Thatcher had a great deal of respect for the Queen—and things smoothed out.
Bernard Ingham, Thatcher’s former Chief Press Secretary, said in the Amazon documentary that she was “extremely respectful of the monarchy” and always showed up 15 minutes early for her meetings with the Queen at the Palace.
The Real Elizabeth also notes that, as time went on during Thatcher’s more than 11 years as prime minister, the women developed a “mutual affection.” A senior Buckingham Palace official said in the 2012 book, “The Queen always saw the point of Margaret Thatcher.

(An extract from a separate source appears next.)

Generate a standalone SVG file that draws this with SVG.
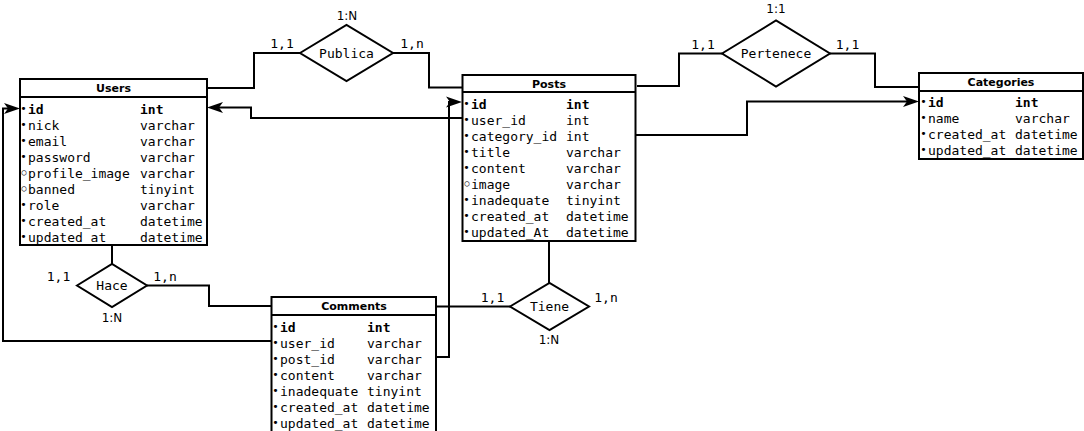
<svg xmlns="http://www.w3.org/2000/svg" width="1084" height="431" viewBox="0 0 1084 431">
<style>
.box{fill:#fff;stroke:#000;stroke-width:2}
.sep{stroke:#000;stroke-width:2}
.hd{font-family:"DejaVu Sans",sans-serif;font-weight:bold;font-size:11px;text-anchor:middle;fill:#000}
.r{font-family:"DejaVu Sans Mono",monospace;font-size:13px;fill:#000}
.b{font-weight:bold}
.bul{font-family:"DejaVu Sans",sans-serif;font-size:11px;text-anchor:middle;fill:#000}
.o{font-size:14px;font-weight:bold}
.dia{fill:#fff;stroke:#000;stroke-width:2}
.dl{font-family:"DejaVu Sans Mono",monospace;font-size:13px;text-anchor:middle;fill:#000}
.card{font-family:"DejaVu Sans Mono",monospace;font-size:13px;text-anchor:middle;fill:#000}
.rat{font-family:"DejaVu Sans",sans-serif;font-size:12px;text-anchor:middle;fill:#000}
.c{fill:none;stroke:#000;stroke-width:2}
</style>
<defs>
<marker id="arr" markerUnits="userSpaceOnUse" markerWidth="16" markerHeight="12" refX="10" refY="6" orient="auto">
<path d="M0,0.5 L16,6 L0,11.5 L4,6 Z" fill="#000"/>
</marker>
</defs>

<g id="connectors">
<path class="c" d="M207,88 H254 V53 H300"/>
<path class="c" d="M393,53 H429 V87.5 H463"/>
<path class="c" d="M462,118 H251 V107.5 H213" marker-end="url(#arr)"/>
<path class="c" d="M436,357 H449 V102 H456" marker-end="url(#arr)"/>
<path class="c" d="M271,341 H3 V108.5 H14" marker-end="url(#arr)"/>
<path class="c" d="M112,228 V264"/>
<path class="c" d="M147,285.5 H209 V306 H271"/>
<path class="c" d="M549,241 V283"/>
<path class="c" d="M436,306.5 H510"/>
<path class="c" d="M637,86 H679 V53.5 H722"/>
<path class="c" d="M830,53.5 H875 V87 H919"/>
<path class="c" d="M636,135 H747 V101.5 H913" marker-end="url(#arr)"/>
</g>

<g id="users">
<rect class="box" x="20" y="79" width="187" height="166"/>
<line class="sep" x1="20" y1="97" x2="207" y2="97"/>
<text class="hd" x="113.5" y="92">Users</text>
<g class="bul"><text x="23.5" y="112">•</text><text x="23.5" y="128">•</text><text x="23.5" y="144">•</text><text x="23.5" y="160">•</text><text class="o" x="24" y="177.5">◦</text><text class="o" x="24" y="193.5">◦</text><text x="23.5" y="208">•</text><text x="23.5" y="224">•</text><text x="23.5" y="240">•</text></g>
<text class="r b" x="28" y="113.5">id</text><text class="r b" x="140" y="113.5">int</text>
<text class="r" x="28" y="129.5">nick</text><text class="r" x="140" y="129.5">varchar</text>
<text class="r" x="28" y="145.5">email</text><text class="r" x="140" y="145.5">varchar</text>
<text class="r" x="28" y="161.5">password</text><text class="r" x="140" y="161.5">varchar</text>
<text class="r" x="28" y="177.5">profile_image</text><text class="r" x="140" y="177.5">varchar</text>
<text class="r" x="28" y="193.5">banned</text><text class="r" x="140" y="193.5">tinyint</text>
<text class="r" x="28" y="209.5">role</text><text class="r" x="140" y="209.5">varchar</text>
<text class="r" x="28" y="225.5">created_at</text><text class="r" x="140" y="225.5">datetime</text>
<text class="r" x="28" y="241.5">updated_at</text><text class="r" x="140" y="241.5">datetime</text>
</g>

<g id="posts">
<rect class="box" x="462.5" y="75" width="173" height="166"/>
<line class="sep" x1="462.5" y1="92" x2="635.5" y2="92"/>
<text class="hd" x="549" y="87.5">Posts</text>
<g class="bul"><text x="466.5" y="107">•</text><text x="466.5" y="123">•</text><text x="466.5" y="139">•</text><text x="466.5" y="155">•</text><text x="466.5" y="171">•</text><text class="o" x="467" y="188.5">◦</text><text x="466.5" y="203">•</text><text x="466.5" y="219">•</text><text x="466.5" y="235">•</text></g>
<text class="r b" x="471" y="108.5">id</text><text class="r b" x="566" y="108.5">int</text>
<text class="r" x="471" y="124.5">user_id</text><text class="r" x="566" y="124.5">int</text>
<text class="r" x="471" y="140.5">category_id</text><text class="r" x="566" y="140.5">int</text>
<text class="r" x="471" y="156.5">title</text><text class="r" x="566" y="156.5">varchar</text>
<text class="r" x="471" y="172.5">content</text><text class="r" x="566" y="172.5">varchar</text>
<text class="r" x="471" y="188.5">image</text><text class="r" x="566" y="188.5">varchar</text>
<text class="r" x="471" y="204.5">inadequate</text><text class="r" x="566" y="204.5">tinyint</text>
<text class="r" x="471" y="220.5">created_at</text><text class="r" x="566" y="220.5">datetime</text>
<text class="r" x="471" y="236.5">updated_At</text><text class="r" x="566" y="236.5">datetime</text>
</g>

<g id="categories">
<rect class="box" x="919" y="73" width="164" height="86"/>
<line class="sep" x1="919" y1="91" x2="1083" y2="91"/>
<text class="hd" x="1001" y="86">Categories</text>
<g class="bul"><text x="923.5" y="105">•</text><text x="923.5" y="121">•</text><text x="923.5" y="137">•</text><text x="923.5" y="153">•</text></g>
<text class="r b" x="928" y="106.5">id</text><text class="r b" x="1015" y="106.5">int</text>
<text class="r" x="928" y="122.5">name</text><text class="r" x="1015" y="122.5">varchar</text>
<text class="r" x="928" y="138.5">created_at</text><text class="r" x="1015" y="138.5">datetime</text>
<text class="r" x="928" y="154.5">updated_at</text><text class="r" x="1015" y="154.5">datetime</text>
</g>

<g id="comments">
<rect class="box" x="271.5" y="297" width="164.5" height="140"/>
<line class="sep" x1="271.5" y1="315" x2="436" y2="315"/>
<text class="hd" x="354" y="310">Comments</text>
<g class="bul"><text x="275.5" y="330">•</text><text x="275.5" y="346">•</text><text x="275.5" y="362">•</text><text x="275.5" y="378">•</text><text x="275.5" y="394">•</text><text x="275.5" y="410">•</text><text x="275.5" y="426">•</text></g>
<text class="r b" x="280" y="331.5">id</text><text class="r b" x="367" y="331.5">int</text>
<text class="r" x="280" y="347.5">user_id</text><text class="r" x="367" y="347.5">varchar</text>
<text class="r" x="280" y="363.5">post_id</text><text class="r" x="367" y="363.5">varchar</text>
<text class="r" x="280" y="379.5">content</text><text class="r" x="367" y="379.5">varchar</text>
<text class="r" x="280" y="395.5">inadequate</text><text class="r" x="367" y="395.5">tinyint</text>
<text class="r" x="280" y="411.5">created_at</text><text class="r" x="367" y="411.5">datetime</text>
<text class="r" x="280" y="427.5">updated_at</text><text class="r" x="367" y="427.5">datetime</text>
</g>

<g id="publica">
<polygon class="dia" points="300,53 346.5,25 393,53 346.5,81"/>
<text class="dl" x="346.5" y="57.5">Publica</text>
<text class="rat" x="347" y="20">1:N</text>
<text class="card" x="282" y="47.5">1,1</text>
<text class="card" x="412" y="47.5">1,n</text>
</g>

<g id="pertenece">
<polygon class="dia" points="722,53.5 776,20.5 830,53.5 776,86.5"/>
<text class="dl" x="776" y="58">Pertenece</text>
<text class="rat" x="776" y="12.5">1:1</text>
<text class="card" x="703" y="48.5">1,1</text>
<text class="card" x="847.5" y="48.5">1,1</text>
</g>

<g id="hace">
<polygon class="dia" points="77,285.5 112,264 147,285.5 112,307"/>
<text class="dl" x="112" y="290">Hace</text>
<text class="rat" x="112" y="322">1:N</text>
<text class="card" x="58.5" y="280.5">1,1</text>
<text class="card" x="165" y="280.5">1,n</text>
</g>

<g id="tiene">
<polygon class="dia" points="510,306.5 549.5,283 589,306.5 549.5,330"/>
<text class="dl" x="549.5" y="311">Tiene</text>
<text class="rat" x="549" y="344">1:N</text>
<text class="card" x="492.5" y="302">1,1</text>
<text class="card" x="606" y="302">1,n</text>
</g>
</svg>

She understood that she was necessary.”
As The Independent reported at the time of Thatcher’s death in 2013, the Queen was said to have felt so bad when the prime minster’s cabinet forced her out in 1990 that she invited Thatcher to a horse-racing event. Friends of the ousted PM told the newspaper she appreciated the invite, though she was not in the mood to attend and declined.
That same year, the Queen honored Thatcher with the Order of Merit, which she gives to 24 living people. Thatcher filled the spot left open by Lawrence Olivier when he died in 1989. At the time she received this honor, The Baltimore Sun reports, Harold Brooks-Baker, the publishing director of "Burke's Peerage," said this honor was direct evidence that the two didn’t have an unpleasant relationship.
Joe Little, editor of Majesty magazine, echoed this in an interview with the U.K. Times in 2013: “The Queen attended Lady Thatcher’s eightieth birthday party—prior to that the feeling was that there was not much love lost between them,” he said. “But the fact that she went to a personal event such as that underlined the empathy between them.”
Upon Thatcher’s death, the royal family released the following statement on their website: “The Queen was sad to hear the news of the death of Baroness Thatcher. Her Majesty will be sending a private message of sympathy to the family.”
The Queen went on to lead the 2,000 mourners present at Thatcher’s funeral.